__Required work__. Images should be left out, and everything else in the listing reproduced exactly.

* Begin Data segment *

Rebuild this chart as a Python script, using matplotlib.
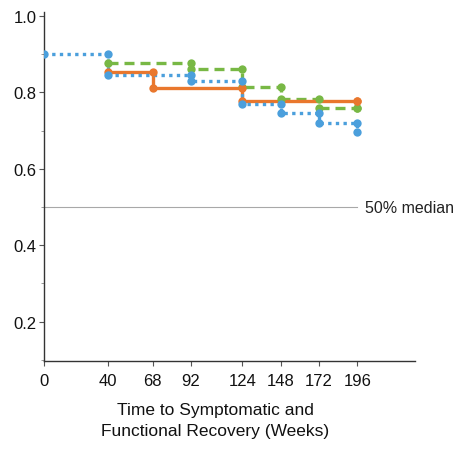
import numpy as np
import matplotlib
matplotlib.use("Agg")
import matplotlib.pyplot as plt
from matplotlib.ticker import MultipleLocator

plt.rcParams['font.family'] = ['Liberation Sans', 'DejaVu Sans']

# recovery curves (step times in weeks, proportion not yet recovered)
week_ticks = [0, 40, 68, 92, 124, 148, 172, 196]

blue_t = [0, 40, 92, 124, 148, 172, 196]
blue_s = [0.90, 0.845, 0.83, 0.77, 0.745, 0.72, 0.695]

orange_t = [40, 68, 124, 196]
orange_s = [0.853, 0.811, 0.778, 0.778]

green_t = [40, 92, 124, 148, 172, 196]
green_s = [0.877, 0.86, 0.815, 0.783, 0.759, 0.759]

median_level = 0.5

BLUE = "#4b9fdc"
ORANGE = "#e9772d"
GREEN = "#78b845"


def step_markers(t, s):
    """points at the top and bottom of every drop"""
    xs, ys = [t[0]], [s[0]]
    for i in range(1, len(t)):
        xs += [t[i], t[i]]
        ys += [s[i - 1], s[i]]
    return xs, ys


fig = plt.figure(figsize=(4.53, 4.52), dpi=100)
ax = fig.add_axes([0.097, 0.199, 0.819, 0.772])

ax.axhline(median_level, xmin=0, xmax=196 / 232, color="#a8a8a8", lw=0.8, zorder=1)
ax.text(201, median_level, "50% median", fontsize=11.5, va="center", ha="left",
        color="#222222", clip_on=False)

curves = [
    (green_t, green_s, GREEN, (0, (3, 1.8))),
    (orange_t, orange_s, ORANGE, "-"),
    (blue_t, blue_s, BLUE, (0, (1, 1.3))),
]
for t, s, c, ls in curves:
    ax.plot(t, s, drawstyle="steps-post", color=c, lw=2.4, ls=ls,
            solid_capstyle="butt", zorder=2)
    mx, my = step_markers(t, s)
    ax.plot(mx, my, ls="none", marker="o", ms=6, color=c, mec="none", zorder=3)

ax.set_xlim(0, 232)
ax.set_ylim(0.097, 1.01)
ax.set_xticks(week_ticks)
ax.set_yticks([0.2, 0.4, 0.6, 0.8, 1.0])
ax.set_yticklabels(["0.2", "0.4", "0.6", "0.8", "1.0"])
ax.yaxis.set_minor_locator(MultipleLocator(0.1))

for side in ["top", "right"]:
    ax.spines[side].set_visible(False)
for side in ["left", "bottom"]:
    ax.spines[side].set_color("#333333")
    ax.spines[side].set_linewidth(1.0)

ax.tick_params(axis="both", which="major", length=3.5, width=0.8, labelsize=12,
               color="#555555", labelcolor="#111111", pad=2)
ax.tick_params(axis="y", which="minor", length=2.5, width=0.6, color="#888888")
ax.tick_params(axis="x", pad=5)

ax.text(107, -0.118, "Time to Symptomatic and\nFunctional Recovery (Weeks)",
        transform=ax.get_xaxis_transform(), ha="center", va="top",
        fontsize=12.5, linespacing=1.5, color="#111111")

fig.savefig("out.png", dpi=100)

* End Data segment *

__Reply to the exercise__.
Rebuild this chart as a Python script, using matplotlib.
import numpy as np
import matplotlib
matplotlib.use("Agg")
import matplotlib.pyplot as plt
from matplotlib.ticker import MultipleLocator

plt.rcParams['font.family'] = ['Liberation Sans', 'DejaVu Sans']

# recovery curves (step times in weeks, proportion not yet recovered)
week_ticks = [0, 40, 68, 92, 124, 148, 172, 196]

blue_t = [0, 40, 92, 124, 148, 172, 196]
blue_s = [0.90, 0.845, 0.83, 0.77, 0.745, 0.72, 0.695]

orange_t = [40, 68, 124, 196]
orange_s = [0.853, 0.811, 0.778, 0.778]

green_t = [40, 92, 124, 148, 172, 196]
green_s = [0.877, 0.86, 0.815, 0.783, 0.759, 0.759]

median_level = 0.5

BLUE = "#4b9fdc"
ORANGE = "#e9772d"
GREEN = "#78b845"


def step_markers(t, s):
    """points at the top and bottom of every drop"""
    xs, ys = [t[0]], [s[0]]
    for i in range(1, len(t)):
        xs += [t[i], t[i]]
        ys += [s[i - 1], s[i]]
    return xs, ys


fig = plt.figure(figsize=(4.53, 4.52), dpi=100)
ax = fig.add_axes([0.097, 0.199, 0.819, 0.772])

ax.axhline(median_level, xmin=0, xmax=196 / 232, color="#a8a8a8", lw=0.8, zorder=1)
ax.text(201, median_level, "50% median", fontsize=11.5, va="center", ha="left",
        color="#222222", clip_on=False)

curves = [
    (green_t, green_s, GREEN, (0, (3, 1.8))),
    (orange_t, orange_s, ORANGE, "-"),
    (blue_t, blue_s, BLUE, (0, (1, 1.3))),
]
for t, s, c, ls in curves:
    ax.plot(t, s, drawstyle="steps-post", color=c, lw=2.4, ls=ls,
            solid_capstyle="butt", zorder=2)
    mx, my = step_markers(t, s)
    ax.plot(mx, my, ls="none", marker="o", ms=6, color=c, mec="none", zorder=3)

ax.set_xlim(0, 232)
ax.set_ylim(0.097, 1.01)
ax.set_xticks(week_ticks)
ax.set_yticks([0.2, 0.4, 0.6, 0.8, 1.0])
ax.set_yticklabels(["0.2", "0.4", "0.6", "0.8", "1.0"])
ax.yaxis.set_minor_locator(MultipleLocator(0.1))

for side in ["top", "right"]:
    ax.spines[side].set_visible(False)
for side in ["left", "bottom"]:
    ax.spines[side].set_color("#333333")
    ax.spines[side].set_linewidth(1.0)

ax.tick_params(axis="both", which="major", length=3.5, width=0.8, labelsize=12,
               color="#555555", labelcolor="#111111", pad=2)
ax.tick_params(axis="y", which="minor", length=2.5, width=0.6, color="#888888")
ax.tick_params(axis="x", pad=5)

ax.text(107, -0.118, "Time to Symptomatic and\nFunctional Recovery (Weeks)",
        transform=ax.get_xaxis_transform(), ha="center", va="top",
        fontsize=12.5, linespacing=1.5, color="#111111")

fig.savefig("out.png", dpi=100)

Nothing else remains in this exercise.